Ces deux attaques montrent la clairvoyance de Vauban : le choix des attaques ne sera jamais au pouvoir des ennemis mais à celuy de la place, qui par sa propre situation et par l'excellente disposition de ses ouvrages, le contraindra d'attaquer par l'endroit où elle est le mieux fortifiée4.

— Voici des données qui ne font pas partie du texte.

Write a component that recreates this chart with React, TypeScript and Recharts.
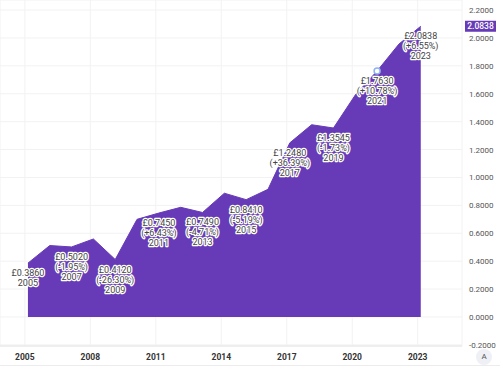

Dans les deux cas, en 1705 comme en 1706, l'attaque sur Haguenau a été dirigée vers la Redoute, construite selon ses principes. Le marquis de Pery, qui a d'abord défendu la ville et l'a attaquée par la suite, écrit : Depuis le 13 du mois dernier (...) je n'ai eu d'autre attention que celle de mettre Haguenau en état de défense et, pour cet effet, j'ai fait construire quatre nouveaux ouvrages aux quatre parties de le place les plus défectueuses, que nous avions le temps de finir avant l'investissement de la place ; et justement je ne me suis pas trompé dans le jugement que j'en avais fait, puisque précisément nos deux attaques se sont portées aux deux endroits où j'avais fait travailler de préférence. La vue à long terme de Vauban a été démontrée une dernière fois en 1870 ; à son époque, il avait prévu une place forte près de Gunstett, qui ne fut jamais été réalisée. Si tel avait été le cas, la bataille de Froeschwiller aurait peut-être eu une autre issue.

  • 1. Kriegsarchiv, Vienne. A.C. Haguenau Pleaf. 1.
  • 2. On trouvera des détails sur ce siège dans l'Annuaire du Ried, p. 173 à 176.
  • 3. Idem, p. 194.
  • 4. Situation de Strasbourg, ses défauts et avantages, texte écrit de la main de Vauban.